Laura (PS4RH) [408] Erm the shadow.
[409] Shadow of the body.
(PS4RA) [410] Yes, now this shows it must be his imagination, mustn't it?
[411] Because at night with no stars and moon couldn't be any shadows, could there?
[412] So why does he call it a shadow then?
Laura (PS4RH) [413] Because it's sort of dark, his [...] just to [...] .
Unknown speaker (JSUPSUNK) [414] [...] .
Laura (PS4RH) [415] It's not tangible.
(PS4RA) [416] It's not tangible.
Unknown speaker (JSUPSUNK) [417] [cough] .
(PS4RA) [418] Lucy.
[419] Any other reasons why it's a shadow?
Lucy (PS4RF) [420] ... Well it's shy isn't it, so it's got to try to keep away.
[421] It's trying not to be seen in fact.
(PS4RA) [422] But nevertheless it's bold in its way.
[423] The body bold to come across the clearings and at last the the fox is really there.
[424] It's not just its nose, it's not just its footprints.
[425] You can see the footprints without seeing the fox, can't you?
[426] ... But there is the whole body in the clearing, the eye, a widening deepening greeness.
[427] So you've really confronted him now
Unknown speaker (JSUPSUNK) [428] Is that still about the fox.
(PS4RA) [429] Well what [cough] else would it be, do you think?
Unknown speaker (JSUPSUNK) [430] Well it's just that I may be totally wrong but I just read it first when you read it first it's like its prey in the light if you see what I mean.
[431] Now we've just heard about the fox and it's coming across into the clearing, then an eye widening deepening greenness and talks about it coming about his own business till a sudden sharp hot stink of fox enters the dark hole of the head.
(PS4RA) [432] So what which [...] .
Unknown speaker (JSUPSUNK) [433] [...] it's like
(PS4RA) [434] Sorry.
Unknown speaker (JSUPSUNK) [435] I was just envisaging it being like a rabbit or something. ...
(PS4RA) [436] Yes I see how you get the idea but what do the rest of you think of it?
[437] ... Well you don't think of it obviously.
[438] [...] not quite finished.
[439] Erm I suggest that it is the fox because we're told it has a sudden sharp hot stink the fox.

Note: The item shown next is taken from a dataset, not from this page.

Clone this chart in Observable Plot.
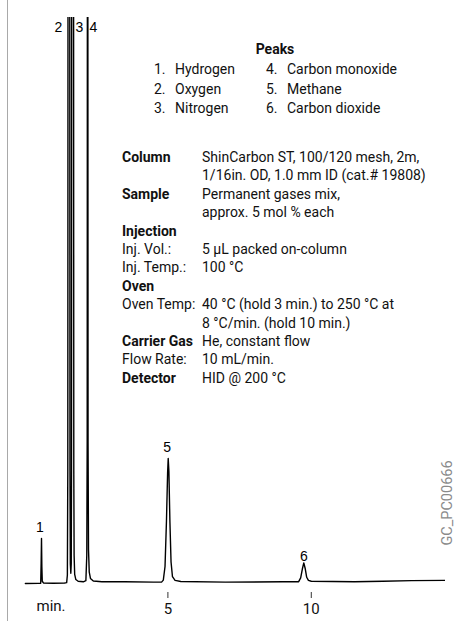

[440] So it's all part of the same sentence that makes it come into the head at that point.
[441] Now if the fox enters a hole but the hole that he enters is the head so what does that tell us about this fox? ...
Unknown speaker (JSUPSUNK) [442] It's an imaginary
Unknown speaker (JSUPSUNK) [443] It's an imaginary
(PS4RA) [444] It's an imaginary fox, yes and so when at the very end of the poem he says when he says the window is starless still the clock ticks the page is printed.
[445] What's happened, what does he mean?
Unknown speaker (JSUPSUNK) [446] thoughts have stopped wandering
(PS4RA) [447] Thoughts stop wandering.
[448] What's finished though?
Unknown speaker (JSUPSUNK) [449] The poem.
Unknown speaker (JSUPSUNK) [450] [cough] .
(PS4RA) [451] The poem, yes.
[452] So he's done a kind of conjuring trick here.
[453] He's written you a poem in which you might well think he was describing a fox outside his window but just at the point when the fox seems most real, it might be coming through the window or it might be going into its hole, he says that the hole that this fox lives in is his head.
[454] It's an imaginary fox and he suddenly says, I've finished describing now, here's your poem.
[455] The poem is what he was imagining.
[456] So it's this idea of capturing animals, a poem is like a wild animal and if you really conjure it up carefully.